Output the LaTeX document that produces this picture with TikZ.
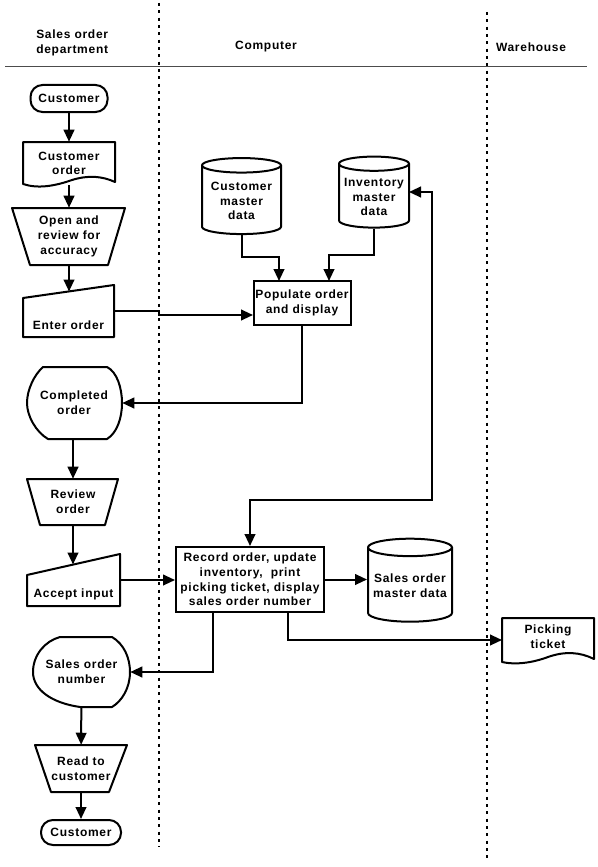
\documentclass[tikz,border=0pt]{standalone}
\usepackage{fontspec}
\setmainfont{Liberation Sans}[LetterSpace=6]
\usepackage{tikz}
\usetikzlibrary{arrows.meta}
\usetikzlibrary{shapes.geometric}

\tikzset{
  lbl/.style={font=\fontsize{9}{11}\selectfont\bfseries, align=center, inner sep=0.75pt},
  term/.style={lbl, draw, line width=1.5pt, rounded corners=9pt},
  proc/.style={lbl, draw, line width=1.5pt},
  dbase/.style={lbl, draw, line width=1.5pt, cylinder, shape border rotate=90, aspect=0.23},
  outl/.style={line width=1.5pt, line join=round},
  flow/.style={line width=1.5pt, -{Triangle[length=9pt,width=8pt]}},
  flowboth/.style={line width=1.5pt, {Triangle[length=9pt,width=8pt]}-{Triangle[length=9pt,width=8pt]}},
  lane/.style={line width=1.5pt, dash pattern=on 2.25pt off 3.25pt},
}

\begin{document}
\begin{tikzpicture}[x=0.75pt,y=0.75pt,yscale=-1,xscale=1]
	\useasboundingbox (0,0) rectangle (598,867);

	%Straight Lines [id:header]
	\draw [black!70, line width=0.75pt] (5,67) -- (587,67) ;
	%Straight Lines [id:lane1]
	\draw [lane] (159,3) -- (159,847) ;
	%Straight Lines [id:lane2]
	\draw [lane] (487,12) -- (487,862) ;

	% Text Node
	\draw (35,43) node [lbl, anchor=west, align=left] (hdsales) {Sales order\\department};
	% Text Node
	\draw (266,47) node [lbl] (hdcomp) {Computer};
	% Text Node
	\draw (531,47) node [lbl] (hdware) {Warehouse};

	%Shape: Terminator
	\node [term, minimum width=57.75pt, minimum height=20.25pt] (custtop) at (69,98.5) {Customer};

	%Shape: Document
	\draw [outl] (23,142) -- (115,142) -- (115,182) .. controls (102,176) and (88,175) .. (72,180) .. controls (55,186) and (38,189) .. (23,184) -- cycle ;
	\node [lbl, minimum width=69pt, minimum height=32.25pt] (custorder) at (69,163.5) {Customer\\order};

	%Shape: Manual operation
	\draw [outl] (12,208) -- (125,208) -- (108,265) -- (30,265) -- cycle ;
	\node [lbl, minimum width=84.75pt, minimum height=42.75pt] (openrev) at (69,236.5) {Open and\\review for\\accuracy};

	%Shape: Manual input
	\draw [outl] (23,298) -- (114,285) -- (114,337) -- (23,337) -- cycle ;
	\node [lbl, minimum width=68.25pt, minimum height=39pt] (enterord) at (68.5,311) {};
	\node [lbl] (entertxt) at (68.5,325) {Enter order};
	\coordinate (entin) at (69,291.5);

	%Shape: Process
	\node [proc, minimum width=72.75pt, minimum height=33pt] (popord) at (302,303) {Populate order\\and display};
	\coordinate (popin1) at (279,281);
	\coordinate (popin2) at (329,281);
	\coordinate (popin3) at (253,315);

	%Shape: Databases
	\node [dbase, minimum width=59.25pt, minimum height=57pt] (custmd) at (241.5,201) {Customer\\master\\data};
	\node [dbase, minimum width=52.5pt, minimum height=53.25pt] (invmd) at (374,197) {Inventory\\master\\data};
	\coordinate (invin) at (409,192);

	%Shape: Display
	\draw [outl] (43,367) -- (107,367) .. controls (117,372) and (122,388) .. (122,403) .. controls (122,418) and (117,433) .. (107,439) -- (48,439) .. controls (36,432) and (27,416) .. (27,403) .. controls (27,390) and (34,375) .. (43,367) -- cycle ;
	\node [lbl, minimum width=72pt, minimum height=54pt] (compord) at (74,403) {Completed\\order};

	%Shape: Manual operation
	\draw [outl] (27,479) -- (118,479) -- (105,525) -- (40,525) -- cycle ;
	\node [lbl, minimum width=68.25pt, minimum height=34.5pt] (revord) at (73,502) {Review\\order};

	%Shape: Manual input
	\draw [outl] (27,575) -- (120,554) -- (120,606) -- (27,606) -- cycle ;
	\node [lbl, minimum width=69.75pt, minimum height=39pt] (acceptin) at (73.5,580) {};
	\node [lbl] (accepttxt) at (73.5,594) {Accept input};
	\coordinate (accin) at (73,564.5);

	%Shape: Process
	\node [proc, minimum width=111pt, minimum height=48.75pt] (recorder) at (250,579.5) {Record order, update\\inventory,\ \ print\\picking ticket, display\\sales order number};
	\coordinate (recout1) at (213,612);
	\coordinate (recout2) at (288,612);
	\coordinate (bendr) at (432,500);

	%Shape: Database
	\node [dbase, minimum width=63pt, minimum height=62.25pt] (salesmd) at (410,586) {Sales order\\master data};

	%Shape: Document
	\draw [outl] (502,618) -- (594,618) -- (594,659) .. controls (580,652) and (565,651) .. (548,657) .. controls (532,663) and (515,665) .. (502,662) -- cycle ;
	\node [lbl, minimum width=69pt, minimum height=28.5pt] (pickticket) at (548,637) {Picking\\ticket};
	\coordinate (pickin) at (502,640);

	%Shape: Display
	\draw [outl] (60,637) -- (112,637) .. controls (124,644) and (130,658) .. (130,672) .. controls (130,688) and (122,701) .. (112,707) -- (80,707) .. controls (52,703) and (33,690) .. (33,672) .. controls (33,655) and (45,641) .. (60,637) -- cycle ;
	\node [lbl, minimum width=72.75pt, minimum height=52.5pt] (salesno) at (81.5,672) {Sales order\\number};

	%Shape: Manual operation
	\draw [outl] (35,745) -- (127,745) -- (109,792) -- (51,792) -- cycle ;
	\node [lbl, minimum width=69pt, minimum height=35.25pt] (readcust) at (81,768.5) {Read to\\customer};

	%Shape: Terminator
	\node [term, minimum width=60pt, minimum height=18.75pt] (custbot) at (81,832.5) {Customer};

	%Connectors
	\draw [flow] (custtop) -- (custorder) ;
	\draw [flow] (custorder) -- (openrev) ;
	\draw [flow] (openrev) -- (entin) ;
	\draw [flow] (enterord.east) -| (159,315) -- (popin3) ;
	\draw [flow] (custmd.south) -- ++(0,22) -| (popin1) ;
	\draw [flow] (invmd.south) -- ++(0,26) -| (popin2) ;
	\draw [flow] (popord.south) |- (compord.east) ;
	\draw [flow] (compord.south -| revord.north) -- (revord.north) ;
	\draw [flow] (revord) -- (accin) ;
	\draw [flow] (acceptin.east) -- (acceptin.east -| recorder.west) ;
	\draw [flow] (recorder) -- (recorder -| salesmd.west) ;
	\draw [flow] (recout2) |- (pickin) ;
	\draw [flow] (recout1) |- (salesno.east) ;
	\draw [flow] (salesno) -- (readcust) ;
	\draw [flow] (readcust) -- (custbot) ;
	\draw [flowboth] (invin) -| (bendr) -| (recorder.north) ;

\end{tikzpicture}
\end{document}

-- -- --

Task instructions: Copy nothing but the lines from the first one in the listing through the line with "(0,0) rectangle (598,867);", and omit the pictures.

Written response:
Output the LaTeX document that produces this picture with TikZ.
\documentclass[tikz,border=0pt]{standalone}
\usepackage{fontspec}
\setmainfont{Liberation Sans}[LetterSpace=6]
\usepackage{tikz}
\usetikzlibrary{arrows.meta}
\usetikzlibrary{shapes.geometric}

\tikzset{
  lbl/.style={font=\fontsize{9}{11}\selectfont\bfseries, align=center, inner sep=0.75pt},
  term/.style={lbl, draw, line width=1.5pt, rounded corners=9pt},
  proc/.style={lbl, draw, line width=1.5pt},
  dbase/.style={lbl, draw, line width=1.5pt, cylinder, shape border rotate=90, aspect=0.23},
  outl/.style={line width=1.5pt, line join=round},
  flow/.style={line width=1.5pt, -{Triangle[length=9pt,width=8pt]}},
  flowboth/.style={line width=1.5pt, {Triangle[length=9pt,width=8pt]}-{Triangle[length=9pt,width=8pt]}},
  lane/.style={line width=1.5pt, dash pattern=on 2.25pt off 3.25pt},
}

\begin{document}
\begin{tikzpicture}[x=0.75pt,y=0.75pt,yscale=-1,xscale=1]
	\useasboundingbox (0,0) rectangle (598,867);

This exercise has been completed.